金属は熱伝導率がいいため、太陽光の熱の影響を受けやすく、夏場の室温の上昇は避けられないでしょう。

遮熱塗料は太陽光を効果的に反射して、夏場の建物内の温度上昇を抑える塗料です。

特に金属屋根の建物では、この塗料が太陽の熱を反射することで、室内が過度に暑くなるのを防ぎ、快適な室温を保つ効果が期待できます。

吹き抜けがある建物

吹き抜け天井のある建物では、屋根からの熱が室内温度に直接影響しやすく、高い天井のため冷房効果が出にくいことが暑さの原因となります。

この場合、遮熱塗料を使うことで、太陽熱を反射し室内の温度上昇を抑えることができ、より快適な室温を保つことが期待できます。

2階建て以上の建物

2階建て以上の建物では、日当たりが良く、遮熱塗料を使うと太陽の熱を反射し室温を下げる効果が顕著です。

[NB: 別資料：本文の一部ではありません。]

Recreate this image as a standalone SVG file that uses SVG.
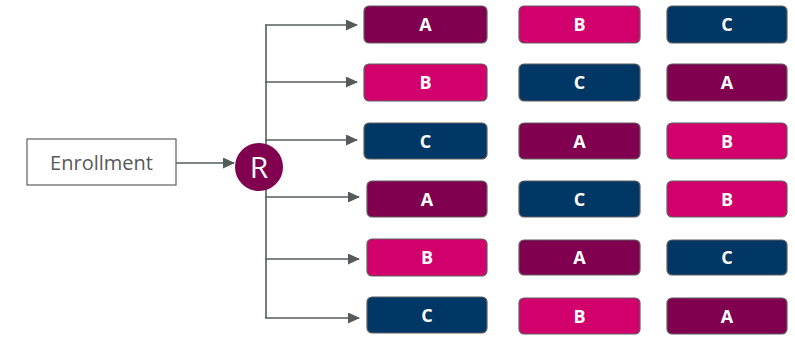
<svg xmlns="http://www.w3.org/2000/svg" width="795" height="337" viewBox="0 0 795 337">
  <defs>
    <style>
      .arm { fill: #80004f; }
      .brm { fill: #d1006c; }
      .crm { fill: #003764; }
      .box { stroke: #5f5f5f; stroke-width: 1.2; }
      .lbl { font-family: "Open Sans", "Liberation Sans", sans-serif; font-weight: bold; font-size: 18px; fill: #ffffff; text-anchor: middle; }
      .wire { stroke: #555b5b; stroke-width: 1.6; fill: none; }
    </style>
    <marker id="head" markerWidth="12" markerHeight="11" refX="11" refY="5.5" orient="auto" markerUnits="userSpaceOnUse">
      <path d="M0,0 L12,5.5 L0,11 Z" fill="#555b5b"/>
    </marker>
  </defs>

  <rect width="795" height="337" fill="#ffffff"/>

  <!-- connectors -->
  <g id="connectors">
    <line class="wire" x1="176" y1="163" x2="234" y2="163" marker-end="url(#head)"/>
    <line class="wire" x1="266" y1="25" x2="266" y2="318"/>
    <line class="wire" x1="265" y1="25" x2="357" y2="25" marker-end="url(#head)"/>
    <line class="wire" x1="265" y1="82" x2="357" y2="82" marker-end="url(#head)"/>
    <line class="wire" x1="265" y1="140" x2="357" y2="140" marker-end="url(#head)"/>
    <line class="wire" x1="265" y1="197" x2="359" y2="197" marker-end="url(#head)"/>
    <line class="wire" x1="265" y1="259" x2="359" y2="259" marker-end="url(#head)"/>
    <line class="wire" x1="265" y1="318" x2="359" y2="318" marker-end="url(#head)"/>
  </g>

  <g id="enrollment">
    <rect x="27" y="139" width="149" height="46" fill="#ffffff" stroke="#5f5f5f" stroke-width="1.2"/>
    <text x="101.5" y="170" font-family="Open Sans, Liberation Sans, sans-serif" font-size="20" fill="#595959" text-anchor="middle">Enrollment</text>
  </g>

  <g id="randomize">
    <circle cx="259" cy="167" r="24" fill="#80004f"/>
    <text x="259" y="178" font-family="Open Sans, Liberation Sans, sans-serif" font-size="30" fill="#ffffff" text-anchor="middle">R</text>
  </g>

  <g id="seq1">
    <rect class="box arm" x="364" y="6" width="123" height="37" rx="5"/><text class="lbl" x="425.5" y="31">A</text>
    <rect class="box brm" x="519" y="6" width="121" height="37" rx="5"/><text class="lbl" x="579.5" y="31">B</text>
    <rect class="box crm" x="667" y="6" width="120" height="37" rx="5"/><text class="lbl" x="727" y="31">C</text>
  </g>
  <g id="seq2">
    <rect class="box brm" x="364" y="64" width="123" height="37" rx="5"/><text class="lbl" x="425.5" y="89">B</text>
    <rect class="box crm" x="519" y="64" width="121" height="37" rx="5"/><text class="lbl" x="579.5" y="89">C</text>
    <rect class="box arm" x="667" y="64" width="120" height="37" rx="5"/><text class="lbl" x="727" y="89">A</text>
  </g>
  <g id="seq3">
    <rect class="box crm" x="364" y="123" width="123" height="36" rx="5"/><text class="lbl" x="425.5" y="147.5">C</text>
    <rect class="box arm" x="519" y="123" width="121" height="36" rx="5"/><text class="lbl" x="579.5" y="147.5">A</text>
    <rect class="box brm" x="667" y="123" width="120" height="36" rx="5"/><text class="lbl" x="727" y="147.5">B</text>
  </g>
  <g id="seq4">
    <rect class="box arm" x="367" y="181" width="120" height="36" rx="5"/><text class="lbl" x="427" y="205.5">A</text>
    <rect class="box crm" x="519" y="181" width="121" height="36" rx="5"/><text class="lbl" x="579.5" y="205.5">C</text>
    <rect class="box brm" x="667" y="181" width="120" height="36" rx="5"/><text class="lbl" x="727" y="205.5">B</text>
  </g>
  <g id="seq5">
    <rect class="box brm" x="367" y="239" width="120" height="37" rx="5"/><text class="lbl" x="427" y="264">B</text>
    <rect class="box arm" x="519" y="240" width="121" height="35" rx="5"/><text class="lbl" x="579.5" y="264">A</text>
    <rect class="box crm" x="667" y="240" width="120" height="35" rx="5"/><text class="lbl" x="727" y="264">C</text>
  </g>
  <g id="seq6">
    <rect class="box crm" x="367" y="297" width="120" height="36" rx="5"/><text class="lbl" x="427" y="321.5">C</text>
    <rect class="box brm" x="519" y="298" width="121" height="36" rx="5"/><text class="lbl" x="579.5" y="322.5">B</text>
    <rect class="box arm" x="667" y="298" width="120" height="36" rx="5"/><text class="lbl" x="727" y="322.5">A</text>
  </g>
</svg>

特に3階建てでは、軒先が短く外壁に日光が当たりやすいため、室内が暑くなりがちです。また、リビングが2階以上にあることも多く、暑さを感じやすいでしょう。

2階建て以上の建物の遮熱効果を高めるためには、屋根だけではなく外壁にも遮熱塗料を施すことが効果的です。

遮熱塗料の効果を高めるポイント

建物の遮熱効果を高めるポイントを紹介します。

少しでも遮熱効果が得られるよう、遮熱塗料についての知識を深めましょう。

日射反射率が高い明るい色で塗装する

遮熱塗料で効果を上げるためには、日光をよく反射する明るい色の塗料を選びましょう。

明るい色、特に白は反射率が高く、太陽の熱を効果的に反射します。白はちょっと…と抵抗感がある方にはグレーやシルバーをおすすめします。

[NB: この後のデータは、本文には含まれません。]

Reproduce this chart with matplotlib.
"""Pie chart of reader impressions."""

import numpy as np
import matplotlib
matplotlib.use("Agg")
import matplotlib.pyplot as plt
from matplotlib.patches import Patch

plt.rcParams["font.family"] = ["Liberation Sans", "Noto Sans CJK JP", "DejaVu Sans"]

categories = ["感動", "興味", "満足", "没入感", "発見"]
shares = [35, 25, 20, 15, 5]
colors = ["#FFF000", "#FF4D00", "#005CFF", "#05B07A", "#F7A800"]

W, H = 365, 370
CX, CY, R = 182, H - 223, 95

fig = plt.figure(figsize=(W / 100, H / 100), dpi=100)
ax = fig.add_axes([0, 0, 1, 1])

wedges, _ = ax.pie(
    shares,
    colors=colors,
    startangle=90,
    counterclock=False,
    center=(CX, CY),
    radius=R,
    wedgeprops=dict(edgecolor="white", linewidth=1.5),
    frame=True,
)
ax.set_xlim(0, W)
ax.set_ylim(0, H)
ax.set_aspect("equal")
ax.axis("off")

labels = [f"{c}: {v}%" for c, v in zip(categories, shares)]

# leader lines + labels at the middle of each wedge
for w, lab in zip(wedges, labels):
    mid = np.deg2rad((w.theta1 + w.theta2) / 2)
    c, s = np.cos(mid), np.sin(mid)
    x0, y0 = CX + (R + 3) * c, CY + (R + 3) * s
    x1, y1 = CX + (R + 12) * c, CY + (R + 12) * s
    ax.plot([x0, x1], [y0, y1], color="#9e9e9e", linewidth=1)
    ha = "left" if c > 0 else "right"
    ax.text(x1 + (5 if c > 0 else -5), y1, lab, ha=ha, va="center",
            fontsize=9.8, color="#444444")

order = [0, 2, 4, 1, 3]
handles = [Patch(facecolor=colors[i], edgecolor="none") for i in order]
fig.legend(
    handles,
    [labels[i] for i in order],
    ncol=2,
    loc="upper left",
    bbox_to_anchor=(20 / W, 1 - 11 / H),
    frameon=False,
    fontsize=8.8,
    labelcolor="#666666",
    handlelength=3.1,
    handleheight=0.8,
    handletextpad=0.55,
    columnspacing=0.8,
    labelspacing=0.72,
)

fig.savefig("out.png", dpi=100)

塗装を計画する際は、塗料のカタログで各色の反射率を確認して、最も高い反射率を持つ色を選ぶといいでしょう。

遮熱シートを使う

遮熱塗料の効果を高めるには、断熱塗料に加え、遮熱シートも使ってみましょう。

遮熱シートは、外壁や屋根に貼ることで太陽の熱を反射し、室内を涼しく保ちます。

塗りムラの心配がなく、均一に遮熱効果を得られるのが特長で、断熱効果をもつタイプもあります。

目的に合った遮熱シートを選ぶためにも、専門業者に相談してみましょう。

グレードの高い塗料を選ぶ

グレードの高い遮熱塗料を選ぶと、耐久性が高く長期間遮熱効果を保つことができます。

品質がいい塗料を選ぶと、初期費用は高めですが、塗り直しの必要が少ないため、結果的にコストを抑えられる場合があります。

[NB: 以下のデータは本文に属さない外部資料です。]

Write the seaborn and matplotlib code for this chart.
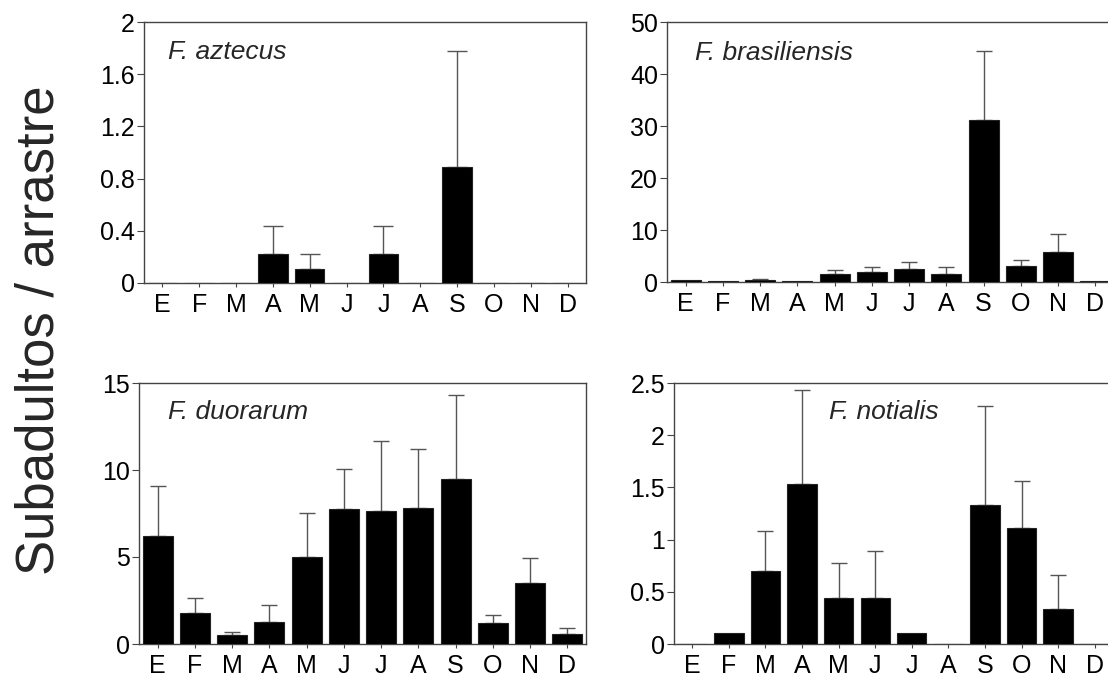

予算内で最適な遮熱塗料を選ぶために、信頼できる施工業者とよく相談しましょう。

新水性が高い塗料を選ぶ

遮熱効果を高めるためには、親水性が高い塗料を選ぶことが大切です。

親水性とは、水となじみやすい性質のことで、このタイプの塗料は雨で汚れが流れやすく、塗膜の汚れが遮熱効果を低下させるのを防ぎます。

一方で、水をはじく撥水性の塗料は汚れが落ちにくいため、遮熱性を長期間維持したいと考える場合にはおすすめしません。

まとめ

これまで、屋根塗装に使う遮熱塗料について、詳しく解説してきました。

遮熱塗料の効果を最大限に得るために、大切な要点を以下にまとめました。

  • 遮熱塗料のメリットは、夏場の室温の上昇を防ぎ、節電効果がある
  • 遮熱塗料のデメリットは、断熱効果がない点など
  • 遮熱塗料をおすすめする建物は、屋根の材質や、太陽光の影響を受けやすい建物である
  • 遮熱塗料の効果を高めるポイントは、明るい色を選ぶ、グレードの高い塗料を選ぶ、などがある

たくさんある塗料の中から、予算の範囲で最大限に遮熱効果が得られる塗料を慎重に選びましょう。

また、所有される建物が遮熱塗料の効果が得られると判断するためにも、信頼のおける業者と相談できる環境をつくりましょう。